When your first child is born you realise your life changes forever. Not because you won’t be able to go out as much, travel as much, sleep as much :) …but because you suddenly and permanently have the responsibility for another human being.  This burden of responsibility is based upon fear.  The initial basic fear of whether they are physically and mentally OK and whether you know enough to keep them alive and healthy.  Once you get past this, you then become fearful about their future….will they make friends at school, will they be smart, will they make it to and through college, will they get a job, will they get married and will it be someone that’s good for them etc etc etc…for the rest of your life.
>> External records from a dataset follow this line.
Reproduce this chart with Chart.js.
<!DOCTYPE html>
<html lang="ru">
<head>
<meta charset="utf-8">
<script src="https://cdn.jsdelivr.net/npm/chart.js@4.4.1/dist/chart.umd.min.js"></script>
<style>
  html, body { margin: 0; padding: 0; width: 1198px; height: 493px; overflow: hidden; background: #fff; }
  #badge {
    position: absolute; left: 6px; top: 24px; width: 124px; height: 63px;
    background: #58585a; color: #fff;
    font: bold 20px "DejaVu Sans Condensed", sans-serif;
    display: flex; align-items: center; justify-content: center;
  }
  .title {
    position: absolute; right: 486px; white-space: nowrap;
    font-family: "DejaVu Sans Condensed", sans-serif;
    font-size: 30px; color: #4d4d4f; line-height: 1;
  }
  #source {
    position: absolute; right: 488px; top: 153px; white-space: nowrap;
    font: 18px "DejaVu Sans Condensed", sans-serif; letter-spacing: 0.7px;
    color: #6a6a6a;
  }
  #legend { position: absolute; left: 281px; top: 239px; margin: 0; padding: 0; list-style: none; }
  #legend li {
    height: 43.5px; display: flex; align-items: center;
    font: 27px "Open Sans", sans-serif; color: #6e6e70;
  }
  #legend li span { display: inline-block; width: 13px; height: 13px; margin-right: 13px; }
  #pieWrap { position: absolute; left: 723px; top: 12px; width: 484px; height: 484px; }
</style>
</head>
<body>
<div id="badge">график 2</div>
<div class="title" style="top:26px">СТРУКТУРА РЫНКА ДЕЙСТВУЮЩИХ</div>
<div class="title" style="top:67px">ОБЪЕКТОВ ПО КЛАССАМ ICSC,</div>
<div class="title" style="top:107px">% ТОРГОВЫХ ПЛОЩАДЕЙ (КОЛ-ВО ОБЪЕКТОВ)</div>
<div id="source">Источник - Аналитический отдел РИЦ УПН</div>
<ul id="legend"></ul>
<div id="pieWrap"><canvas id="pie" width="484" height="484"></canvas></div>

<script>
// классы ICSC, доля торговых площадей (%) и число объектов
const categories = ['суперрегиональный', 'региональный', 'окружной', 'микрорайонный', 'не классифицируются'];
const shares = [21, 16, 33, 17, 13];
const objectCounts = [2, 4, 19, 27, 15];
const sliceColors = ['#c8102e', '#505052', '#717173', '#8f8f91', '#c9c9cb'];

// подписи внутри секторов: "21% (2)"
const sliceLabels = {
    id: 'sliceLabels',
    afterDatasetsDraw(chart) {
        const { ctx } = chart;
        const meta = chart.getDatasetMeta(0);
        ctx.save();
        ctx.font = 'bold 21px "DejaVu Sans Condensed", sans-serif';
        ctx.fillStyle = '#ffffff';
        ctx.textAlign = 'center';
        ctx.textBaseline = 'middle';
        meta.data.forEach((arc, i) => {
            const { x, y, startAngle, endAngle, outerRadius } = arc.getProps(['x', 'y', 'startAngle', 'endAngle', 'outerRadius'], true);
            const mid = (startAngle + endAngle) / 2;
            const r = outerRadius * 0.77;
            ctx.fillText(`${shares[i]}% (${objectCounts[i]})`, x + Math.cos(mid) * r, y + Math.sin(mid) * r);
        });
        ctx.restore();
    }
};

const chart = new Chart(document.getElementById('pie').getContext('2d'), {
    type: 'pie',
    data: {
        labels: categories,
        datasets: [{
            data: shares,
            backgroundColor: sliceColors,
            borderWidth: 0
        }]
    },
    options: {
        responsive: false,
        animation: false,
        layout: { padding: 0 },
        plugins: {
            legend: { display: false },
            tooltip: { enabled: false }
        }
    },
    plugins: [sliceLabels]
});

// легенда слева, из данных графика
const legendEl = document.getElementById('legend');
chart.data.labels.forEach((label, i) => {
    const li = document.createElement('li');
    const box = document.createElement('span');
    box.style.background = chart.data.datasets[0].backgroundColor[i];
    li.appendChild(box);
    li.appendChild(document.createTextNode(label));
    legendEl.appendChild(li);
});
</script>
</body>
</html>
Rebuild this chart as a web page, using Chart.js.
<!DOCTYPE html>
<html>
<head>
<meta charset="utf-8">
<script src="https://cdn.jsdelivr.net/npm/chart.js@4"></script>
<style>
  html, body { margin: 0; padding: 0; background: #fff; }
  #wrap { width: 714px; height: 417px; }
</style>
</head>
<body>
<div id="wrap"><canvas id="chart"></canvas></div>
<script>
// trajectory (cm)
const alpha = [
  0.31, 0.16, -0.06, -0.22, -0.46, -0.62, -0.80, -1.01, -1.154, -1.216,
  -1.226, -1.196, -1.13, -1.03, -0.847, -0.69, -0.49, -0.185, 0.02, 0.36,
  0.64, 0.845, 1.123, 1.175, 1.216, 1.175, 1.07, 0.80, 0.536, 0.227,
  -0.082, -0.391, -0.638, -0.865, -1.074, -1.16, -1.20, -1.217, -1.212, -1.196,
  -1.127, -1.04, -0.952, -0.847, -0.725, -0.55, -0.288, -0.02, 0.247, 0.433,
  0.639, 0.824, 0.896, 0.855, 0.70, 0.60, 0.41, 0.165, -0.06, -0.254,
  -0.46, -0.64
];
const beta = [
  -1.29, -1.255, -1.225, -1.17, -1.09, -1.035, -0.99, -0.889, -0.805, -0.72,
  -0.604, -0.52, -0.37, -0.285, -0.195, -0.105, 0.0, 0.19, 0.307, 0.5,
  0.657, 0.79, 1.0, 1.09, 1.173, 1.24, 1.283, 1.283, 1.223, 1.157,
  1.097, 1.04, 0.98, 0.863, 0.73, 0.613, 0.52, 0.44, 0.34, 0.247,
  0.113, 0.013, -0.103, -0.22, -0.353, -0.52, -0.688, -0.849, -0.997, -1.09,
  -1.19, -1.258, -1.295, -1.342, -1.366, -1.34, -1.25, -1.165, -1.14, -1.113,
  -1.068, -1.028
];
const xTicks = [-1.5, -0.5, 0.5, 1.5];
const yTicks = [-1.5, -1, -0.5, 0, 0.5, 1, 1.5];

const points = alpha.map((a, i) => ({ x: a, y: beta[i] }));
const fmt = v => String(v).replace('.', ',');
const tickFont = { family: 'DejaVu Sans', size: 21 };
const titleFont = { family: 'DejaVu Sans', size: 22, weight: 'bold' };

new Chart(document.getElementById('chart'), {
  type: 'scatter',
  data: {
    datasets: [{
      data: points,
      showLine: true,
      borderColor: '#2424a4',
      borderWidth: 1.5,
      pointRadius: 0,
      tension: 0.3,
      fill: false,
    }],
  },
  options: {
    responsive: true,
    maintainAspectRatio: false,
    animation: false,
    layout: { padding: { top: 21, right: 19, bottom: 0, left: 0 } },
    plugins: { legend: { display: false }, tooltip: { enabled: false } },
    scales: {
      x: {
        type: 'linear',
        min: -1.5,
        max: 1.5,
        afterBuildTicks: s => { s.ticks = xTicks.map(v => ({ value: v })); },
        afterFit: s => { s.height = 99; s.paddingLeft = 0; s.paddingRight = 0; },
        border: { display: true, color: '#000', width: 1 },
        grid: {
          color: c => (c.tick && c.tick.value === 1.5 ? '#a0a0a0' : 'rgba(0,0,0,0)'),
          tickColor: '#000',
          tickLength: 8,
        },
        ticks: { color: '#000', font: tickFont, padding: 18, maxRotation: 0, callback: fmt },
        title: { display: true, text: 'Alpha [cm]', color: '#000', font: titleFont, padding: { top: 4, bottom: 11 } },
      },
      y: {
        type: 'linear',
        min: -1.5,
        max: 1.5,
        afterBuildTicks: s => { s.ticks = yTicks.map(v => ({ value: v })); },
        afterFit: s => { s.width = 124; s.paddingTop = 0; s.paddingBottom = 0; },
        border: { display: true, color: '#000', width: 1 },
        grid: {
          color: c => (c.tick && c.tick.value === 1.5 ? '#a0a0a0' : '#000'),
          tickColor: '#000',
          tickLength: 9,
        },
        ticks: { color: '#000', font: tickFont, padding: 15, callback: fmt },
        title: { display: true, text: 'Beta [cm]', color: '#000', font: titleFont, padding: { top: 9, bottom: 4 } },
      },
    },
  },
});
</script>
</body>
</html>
I’m starting to think that this fear associated with our children is a big contributor to the mid-life crisis.  We want to do the best by our kids…providing them stability, financial comfort etc…which in turn makes us feel restricted.  This big responsibility restricts us from following our dreams or even allowing ourselves to dream, as we can’t take the risk….what if we end up with nothing living under a bridge.  Maybe the answer is “so what if we do as long as we’re all together”.  I know that is what my husband and I used to think before we had kids but with kids we no longer have the confidence to believe it nor even say it.

But would our kids prefer and respect us more if we actually chased our dreams passionately with “sparkle” instead of “settling” and smoldering, even if their life may need to change?

P.S. We have been thinking about moving somewhere(not sure where, just somewhere different) and my daughter said the other day “I’m OK if we move”.  I must say it felt very liberating to hear her say it…the fear lessened and the dreamer inside of me grew a little bigger.